| HN Mirror

Y	Hacker News new \| ask \| show \| jobs

by neutralino1 1450 days ago

> - How does it handle failure of individual tasks in the pipeline? At this time there are no handling of failures (Sematic is 6 weeks old :). In the near future we will have fault tolerance mechanisms: retries, try/except.

> - What if the underlying jobs need to run outside the k8s cluster? You are free to launch jobs on third-party platforms from one of your pipeline steps. This is a pretty common pattern, for instance launching a Spark job, or a training job on a dedicated GPU cluster. In this case, the pipeline step that launches the job (the Sematic function) needs to wait for the third-party job to complete, or pass a reference to the job to a downstream step that will do the waiting.
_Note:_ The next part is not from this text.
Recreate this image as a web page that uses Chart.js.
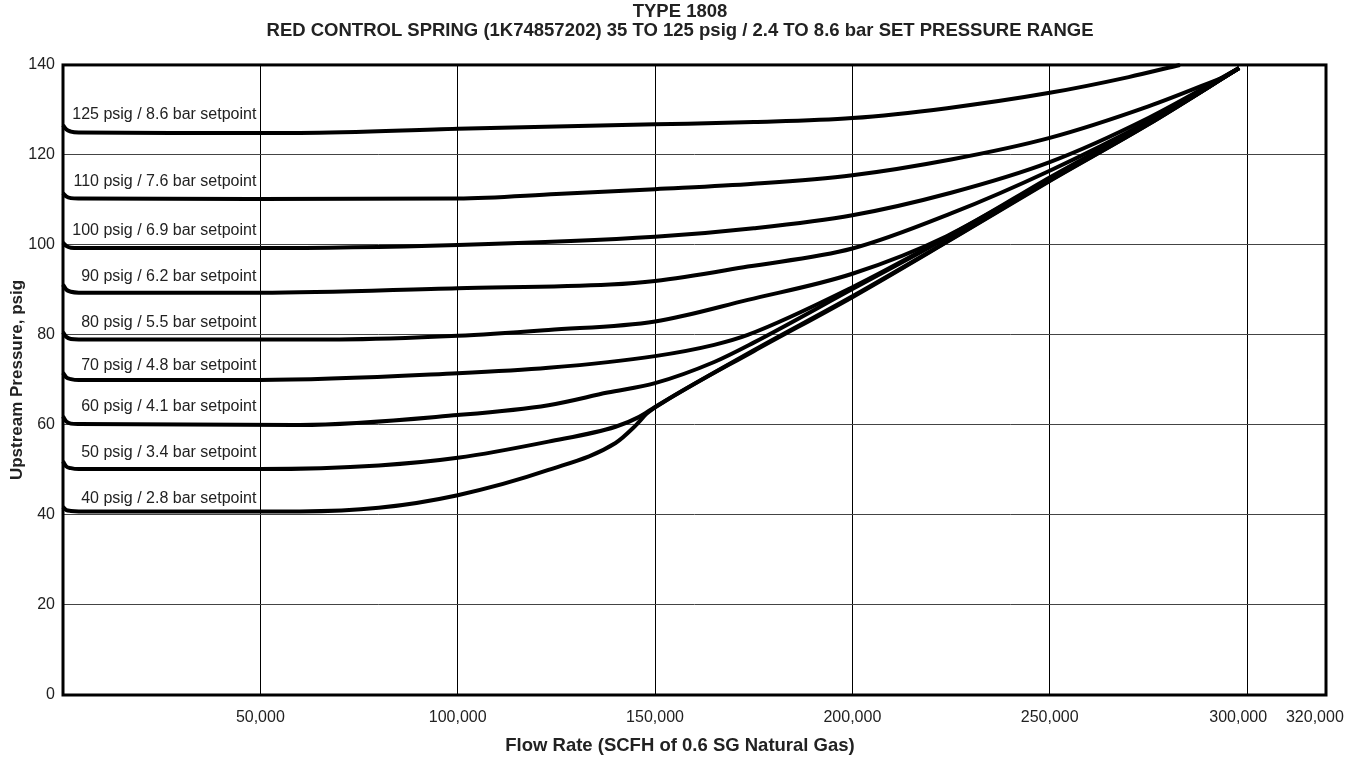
<!DOCTYPE html>
<html>
<head>
<meta charset="utf-8">
<script src="https://cdn.jsdelivr.net/npm/chart.js@4"></script>
<style>
  html, body { margin: 0; padding: 0; background: #fff; }
</style>
</head>
<body>
<canvas id="chart" width="1360" height="759"></canvas>
<script>
// flow (SCFH) vs upstream pressure (psig)
const curve125 = [[0,126.6],[800,125.7],[2000,125.2],[4000,125],[30000,124.9],[60000,124.9],[100000,125.8],[150000,126.8],[175000,127.3],[200000,128.2],[224000,130.4],[250000,133.8],[270000,137.3],[283000,140]];
const curve110 = [[0,111.5],[800,110.8],[2000,110.4],[4000,110.3],[50000,110.2],[100000,110.3],[125000,111.3],[150000,112.4],[175000,113.6],[200000,115.5],[225000,119],[250000,123.8],[275000,130.8],[295000,137.6]];
const curve100 = [[0,100.5],[800,99.8],[2000,99.4],[4000,99.3],[50000,99.3],[100000,100],[150000,101.8],[175000,103.7],[200000,106.6],[225000,111.6],[250000,118.4],[275000,128.2],[298000,139.3]];
const curve90  = [[0,91.2],[800,90.1],[2000,89.6],[4000,89.4],[50000,89.4],[100000,90.4],[138600,91.2],[150000,92],[173500,95.2],[200000,99.2],[225000,107],[250000,116.5],[275000,127.5],[298000,139.3]];
const curve80  = [[0,80.6],[800,79.6],[2000,79.1],[4000,79],[70000,79],[100000,79.8],[123000,81.1],[150000,83],[173500,87.8],[200000,93.6],[224000,102],[250000,115],[275000,127.3],[298000,139.3]];
const curve70  = [[0,71.6],[800,70.6],[2000,70.2],[4000,70],[50000,70],[100000,71.5],[123000,72.7],[150000,75.3],[165000,77.8],[173500,80],[200000,90.6],[224000,101.8],[250000,114.6],[275000,127],[298000,139.3]];
const curve60  = [[0,61.9],[800,60.8],[2000,60.3],[4000,60.2],[60000,60],[100000,62.2],[123000,64.4],[138000,67.2],[150000,69.3],[165000,74],[175000,78.3],[200000,90.2],[224000,101.6],[250000,114.5],[275000,127],[298000,139.3]];
const curve50  = [[0,51.9],[800,50.8],[2000,50.4],[4000,50.2],[50000,50.2],[80000,51],[100000,52.7],[123000,56.3],[140000,59.6],[146000,61.8],[150000,64],[175000,76.6],[200000,88.6],[225000,101.3],[250000,114.3],[275000,126.8],[298000,139.3]];
const curve40  = [[0,41.8],[800,41.1],[2000,40.9],[4000,40.8],[60000,40.8],[80000,41.6],[100000,44.4],[123000,50],[140000,56],[145000,59.8],[148000,62.6],[152000,65],[175000,76.4],[200000,88.4],[225000,101.2],[250000,114.2],[275000,126.8],[298000,139.3]];

const setpointLabels = [
    '125 psig / 8.6 bar setpoint',
    '110 psig / 7.6 bar setpoint',
    '100 psig / 6.9 bar setpoint',
    '90 psig / 6.2 bar setpoint',
    '80 psig / 5.5 bar setpoint',
    '70 psig / 4.8 bar setpoint',
    '60 psig / 4.1 bar setpoint',
    '50 psig / 3.4 bar setpoint',
    '40 psig / 2.8 bar setpoint'
];
const labelPsig = [128.9, 114.1, 103.3, 93, 82.7, 73.1, 64, 53.8, 43.7];
const labelFlowEnd = 49000;

const xTicks = [0, 50000, 100000, 150000, 200000, 250000, 300000, 320000];

const FONT = "'Liberation Sans', Arial, sans-serif";
const TEXT = '#222';

const curves = [curve125, curve110, curve100, curve90, curve80, curve70, curve60, curve50, curve40];

// black frame round the plot area
const frame_plugin = {
    id: 'frame',
    afterDatasetsDraw( chart ){
        const { ctx, chartArea: a } = chart;
        ctx.save();
        ctx.lineWidth   = 3;
        ctx.strokeStyle = '#000';
        ctx.strokeRect( a.left, a.top, a.right - a.left, a.bottom - a.top );
        ctx.restore();
    }
};

// setpoint captions, placed through the scales
const setpoint_text_plugin = {
    id: 'setpointText',
    afterDatasetsDraw( chart ){
        const { ctx, scales } = chart;
        ctx.save();
        ctx.font         = '16px ' + FONT;
        ctx.fillStyle    = TEXT;
        ctx.textAlign    = 'right';
        ctx.textBaseline = 'middle';
        setpointLabels.forEach( ( txt, i ) => {
            ctx.fillText( txt, scales.x.getPixelForValue( labelFlowEnd ), scales.y.getPixelForValue( labelPsig[i] ) );
        });
        ctx.restore();
    }
};

function x_tick_label( v ){
    if( v === 0 ) return '';
    let s = v.toLocaleString( 'en-US' );
    // last two labels sit a little left of their grid line in the original
    if( v === 300000 ) s += '    ';
    if( v === 320000 ) s += '     ';
    return s;
}

const config = {
    type: 'line',
    data: {
        datasets: curves.map( ( c, i ) => ({
            label: setpointLabels[i],
            data: c.map( p => ({ x: p[0], y: p[1] }) ),
            borderColor: '#000',
            borderWidth: 4,
            pointRadius: 0,
            fill: false,
            cubicInterpolationMode: 'monotone',
            clip: 3
        }))
    },
    options: {
        responsive: false,
        animation: false,
        layout: { padding: 0 },
        plugins: {
            legend: { display: false },
            tooltip: { enabled: false },
            title: {
                display: true,
                text: [ 'TYPE 1808', 'RED CONTROL SPRING (1K74857202) 35 TO 125 psig / 2.4 TO 8.6 bar SET PRESSURE RANGE' ],
                color: TEXT,
                font: { family: FONT, size: 18.5, weight: 'bold', lineHeight: 1.02 },
                padding: { top: 2.5, bottom: 24.7 }
            },
            subtitle: {
                display: true,
                position: 'bottom',
                text: 'Flow Rate (SCFH of 0.6 SG Natural Gas)',
                color: TEXT,
                font: { family: FONT, size: 18.5, weight: 'bold', lineHeight: 1.2 },
                padding: { top: 8.8, bottom: 2 }
            }
        },
        scales: {
            x: {
                type: 'linear',
                min: 0,
                max: 320000,
                afterBuildTicks: scale => { scale.ticks = xTicks.map( v => ({ value: v }) ); },
                afterFit: scale => {
                    scale.height       = 31;
                    scale.paddingLeft  = 0;
                    scale.paddingRight = 34;
                },
                ticks: {
                    padding: 13,
                    maxRotation: 0,
                    autoSkip: false,
                    color: TEXT,
                    font: { family: FONT, size: 16 },
                    callback: x_tick_label
                },
                grid: { color: '#000', lineWidth: 1, drawTicks: false },
                border: { display: false }
            },
            y: {
                min: 0,
                max: 140,
                afterFit: scale => { scale.width = 63; },
                ticks: {
                    stepSize: 20,
                    padding: 8,
                    color: TEXT,
                    font: { family: FONT, size: 16 }
                },
                title: {
                    display: true,
                    text: 'Upstream Pressure, psig',
                    color: TEXT,
                    font: { family: FONT, size: 17, weight: 'bold', lineHeight: 1.2 },
                    padding: { top: 6.8, bottom: 0 }
                },
                grid: { color: '#444', lineWidth: 1, drawTicks: false },
                border: { display: false }
            }
        }
    },
    plugins: [ frame_plugin, setpoint_text_plugin ]
};

const pressure_chart = new Chart( document.getElementById( 'chart' ), config );
</script>
</body>
</html>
> - How does caching work? At this time there is no caching (as mentioned Sematic is very new :). We will implement memoization soon. What you can do is run a data processing pipeline separately and then use the generated dataset as input to other pipelines. This is a pretty common pattern: having a number of sub-pipelines (e.g. a data processing loop, a train/eval loop, a testing/metrics loop, etc.) that you can run independently, but also you can put them together in an end-to-end pipeline for automation. Sematic lets your nest pipelines in arbitrary ways, and each sub-pipeline can still have its own entry-point for independent execution.